‘’On est confronté à un risque de destruction de l’entreprise’’
Un entretien avec Olivier Favereau et Armand Hatchuel sur la ‘’grande déformation’’.
De multiples études confirment que, depuis le tournant des années 80-90, la financiarisation des modes de gouvernance, d’évaluation, et de gestion, dans les grandes entreprises, structurées autour de sociétés cotées, a freiné les tendances managérialistes, participatives et modernisatrices des années 60-70, contribuant à une explosion des inégalités, à une défiance sans précédent vis-à-vis de l’entreprise et, pour finir, à la crise économique la plus grave depuis 1929.
La « grande déformation » de l’entreprise a eu des répercussions immenses sur le management. Ce mouvement a engendré une tendance à l’individualisation des salaires et une décomposition de l’entreprise, alors que l’efficacité vient essentiellement de la coopération. Plus globalement, il a occulté la relation manager-salarié au profit de la relation actionnaire-manager. Mais cette déformation ne s’explique, ni se justifie en droit. Il faut donc inventer aujourd’hui une nouvelle forme politique et juridique pour faire fonctionner l’entreprise.
Ce risque de destruction est intimement lié au présupposé sur la notion de propriété, consacré académiquement par deux théories économiques : la théorie de la « valeur actionnariale », qui semble justifier totalement que l’entreprise soit la « chose » des actionnaires, dont ils peuvent disposer, à leur gré, au nom du principe sacré de la propriété privée.
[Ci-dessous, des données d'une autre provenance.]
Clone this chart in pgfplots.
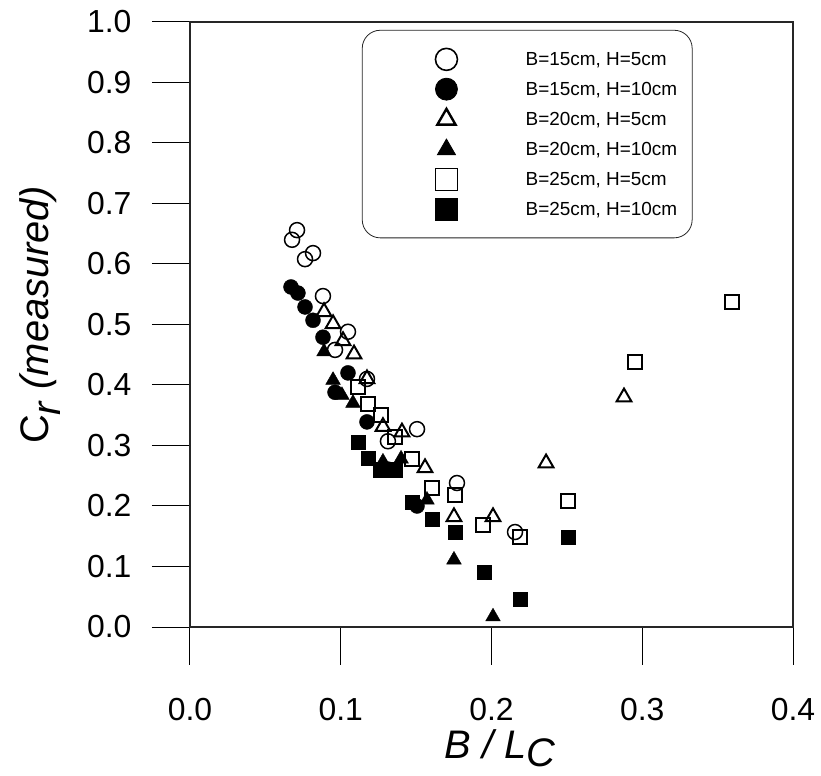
\documentclass[border=0pt]{standalone}
\usepackage{fontspec}
\setmainfont{Liberation Sans}
\usepackage{pgfplots}
\pgfplotsset{compat=1.18}
\begin{document}
\begin{tikzpicture}
\useasboundingbox (-190bp,-149bp) rectangle (631bp,627bp);
\begin{axis}[
  scale only axis, width=603bp, height=605bp,
  xmin=0, xmax=0.4, ymin=0, ymax=1,
  xtick={0,0.1,0.2,0.3,0.4}, xticklabels={0.0,0.1,0.2,0.3,0.4},
  ytick={0,0.1,0.2,0.3,0.4,0.5,0.6,0.7,0.8,0.9,1.0},
  yticklabels={0.0,0.1,0.2,0.3,0.4,0.5,0.6,0.7,0.8,0.9,1.0},
  tick align=outside, xtick pos=bottom, ytick pos=left,
  major tick length=38bp,
  axis line style={line width=1.3bp, black!85},
  tick style={line width=1bp, black},
  tick label style={font=\fontsize{32}{36}\selectfont},
  xticklabel style={yshift=-30bp},
  yticklabel style={xshift=-17bp},
  /pgf/number format/assume math mode=true,
  xlabel={\textit{B / L}\raisebox{-0.2em}{\textit{C}}},
  ylabel={C\raisebox{-0.3em}{\textit{r}}\ \textit{(measured)}},
  label style={font=\fontsize{40}{44}\selectfont},
  xlabel style={at={(axis description cs:0.514,-0.217)}, anchor=base},
  ylabel style={at={(axis description cs:-0.249,0.516)}, anchor=center},
  clip=false,
  legend style={at={(axis description cs:0.285,0.987)}, anchor=north west,
    draw=black!85, line width=0.8bp, rounded corners=18bp,
    font=\fontsize{19}{22}\selectfont,
    inner xsep=15bp, inner ysep=14bp, row sep=0bp,
    nodes={inner sep=0pt},
    /tikz/every odd column/.append style={column sep=67bp}},
  legend cell align=left,
  legend image code/.code={\path (-68bp,-14.3bp) (11bp,14.3bp); \draw[#1] plot coordinates {(0bp,0bp)};},
]
% legend images
\addlegendimage{only marks, mark=o, mark size=11bp, line width=1.6bp, black}
\addlegendentry{B=15cm, H=5cm}
\addlegendimage{only marks, mark=*, mark size=11bp, black}
\addlegendentry{B=15cm, H=10cm}
\addlegendimage{only marks, mark=triangle, mark size=10.5bp, line width=2.4bp, black}
\addlegendentry{B=20cm, H=5cm}
\addlegendimage{only marks, mark=triangle*, mark size=10.5bp, black}
\addlegendentry{B=20cm, H=10cm}
\addlegendimage{only marks, mark=square, mark size=11bp, line width=1.6bp, black}
\addlegendentry{B=25cm, H=5cm}
\addlegendimage{only marks, mark=square*, mark size=11bp, black}
\addlegendentry{B=25cm, H=10cm}

% B=15cm, H=5cm
\addplot[only marks, mark=o, mark size=7.5bp, line width=1.5bp, black, forget plot] coordinates {
(0.0710,0.656) (0.0677,0.640) (0.0763,0.608) (0.0816,0.618) (0.0882,0.547)
(0.1048,0.488) (0.0962,0.458) (0.1174,0.410) (0.1313,0.307) (0.1506,0.327)
(0.1771,0.238) (0.2156,0.157)};
% B=15cm, H=10cm
\addplot[only marks, mark=*, mark size=7.5bp, black, forget plot] coordinates {
(0.0670,0.562) (0.0716,0.552) (0.0763,0.529) (0.0816,0.507) (0.0882,0.479)
(0.1048,0.420) (0.0962,0.388) (0.1174,0.339) (0.1313,0.261) (0.1506,0.200)};
% B=20cm, H=5cm
\addplot[only marks, mark=triangle, mark size=8.5bp, line width=2bp, black, forget plot] coordinates {
(0.0889,0.521) (0.0949,0.501) (0.1015,0.473) (0.1088,0.451) (0.1174,0.410)
(0.1280,0.331) (0.1406,0.322) (0.1559,0.263) (0.1751,0.182) (0.2010,0.182)
(0.2362,0.271) (0.2879,0.380)};
% B=20cm, H=10cm
\addplot[only marks, mark=triangle*, mark size=8.5bp, black, forget plot] coordinates {
(0.0889,0.455) (0.0949,0.408) (0.1008,0.383) (0.1081,0.370) (0.1280,0.273)
(0.1400,0.278) (0.1572,0.210) (0.1751,0.111) (0.2010,0.017)};
% B=25cm, H=5cm
\addplot[only marks, mark=square, mark size=7bp, line width=1.5bp, black, forget plot] coordinates {
(0.1114,0.397) (0.1181,0.369) (0.1267,0.350) (0.1360,0.314) (0.1473,0.278)
(0.1605,0.230) (0.1758,0.218) (0.1944,0.169) (0.2189,0.149) (0.2507,0.208)
(0.2952,0.438) (0.3595,0.537)};
% B=25cm, H=10cm
\addplot[only marks, mark=square*, mark size=7bp, black, forget plot] coordinates {
(0.1114,0.306) (0.1181,0.279) (0.1260,0.260) (0.1360,0.260) (0.1473,0.207)
(0.1605,0.179) (0.1758,0.157) (0.1950,0.091) (0.2189,0.046) (0.2507,0.149)};
\end{axis}
\end{tikzpicture}
\end{document}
Et la « théorie de l’agence », qui fait des managers les agents des actionnaires.
Alors qu’à la fin du 19ème siècle, le management avait pris son autonomie par rapport au capital, à partir des années 70 le management va se trouver happé par le capital et se détacher progressivement du travail, revenant ainsi sur le compromis fordiste, lui-même fondé intellectuellement sur l’analyse de Keynes. La pensée dominante était de dire que si les propriétaires de capitaux se mêlaient de la gestion des entreprises, ce serait la catastrophe, comme l’expose Henri Fayol dans son oeuvre. La « grande déformation » de l’entreprise a donc bien eu de grandes répercussions sur le management. Elle a entrainé une tendance à l’individualisation des salaires et une décomposition de l’entreprise qui permettait d’identifier la contribution de chacun au profit. Or, l’efficacité vient essentiellement de la coopération. La « grande déformation » a donc engendré une perte du sens du travail. Elle a conduit à une balkanisation de l’entreprise.
Quelles réformes pourrait-on envisager pour le management ? Il faut préalablement redéfinir les rapports entre les actionnaires et l’entreprise. Le manager pourrait alors retrouver sa place entière à l’intérieur de l’entreprise, les rapports entre les actionnaires et l’entreprise étant préalablement redéfinis. Plusieurs mesures concrètes pourraient être adoptées. Un titre liquide ne devrait pas donner les mêmes droits qu’un titre qui engage les actionnaires sur plusieurs années. Il faudrait aussi exercer un contrôle social sur les stocks options et rendre effective la lutte contre les paradis fiscaux.